Egyptian Antiquities Museum and Tahrir Square

Thursday, October 18, 2012


We left the hotel early – at 7:00 a.m. – to take the bus to the train station. The express train from Alexandria to Cairo felt very much like a third world train. The seats had clean antimacassars on them, but not much else on the train was very clean – especially not the bathrooms. We rode through the green, well-fertilized delta and arrived in Cairo in about two hours. Heba, our guide, told us to stay on the train after everyone disembarked until our luggage was unloaded. A railroad official came about and said “Train finito,” in an interesting two-word mix of English and Italian. He and Heba got into an argument about whether we could stay on the train until the luggage was unloaded. By the time the argument ended with the railroad official conceding defeat, the luggage was unloaded and we got off the train.
We rode to the Egyptian Antiquities Museum. Cameras are not allowed inside the museum, so all of my photographs are taken from outside. The museum building is 111 years old, and it not air conditioned, except for two small rooms that contain mummies and the room that contains King Tut’s treasures. Despite the heat and humidity, the museum did not disappoint us. Among other things, we saw the mummies of Rameses II and other notable Pharaohs.
The museum has many amazing artifacts, including the oldest papyrus document, on which many colors are still visible. The highlight is the Tutankhamen exhibit, including the mask of Tutankhamen. King Tut’s mummy was inside a wooden coffin, which was inside a stone sarcophagus, which was inside four gilded wooden boxes, each larger than the other. The amount of gold jewelry that was interred with him is astonishing, and each piece astonishingly beautiful. I could see why the known tombs of Egyptian pharaohs were robbed by succeeding generations of pharaohs to recycle the immense wealth that was buried with each of them.

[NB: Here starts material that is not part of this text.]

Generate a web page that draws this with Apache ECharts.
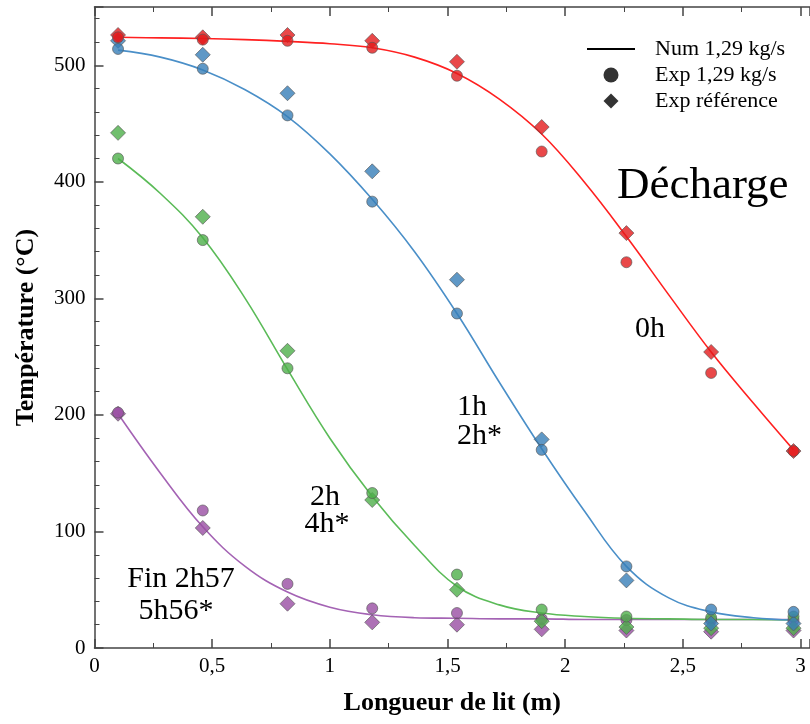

Abby and I ended our trip to the museum with the Narner Palette, the oldest artifact of Egyptian history, from about 2950 B.C. It commemorates the victory of king Narner over his enemies to unify upper and lower Egypt for the first time.

Outside the hotel were the burned-out remains of the office building that housed former President Mubarak’s National Democratic Party. The party headquarters, just a block from Tahrir Square, was burned during last year’s revolution. There is no sign of any repair or reconstruction to that building.


We drove through Tahrir Square – a traffic circle with a small park in the middle – on our way to the Sofitel El Gezirah Hotel. Our room overlooks the Nile River, where sailboats with lateen sails share the water with garishly lit party boats that blare Egyptian dance music into the night. Dinner that evening was mixed grill in a hotel restaurant. Our party of nine Americans has become rather tired of the mixed grill of beef sausage, lamb and chicken, and has started making wise cracks about it, so much so that Heba, our guide, would go out of her way to provide an alternative at future meals.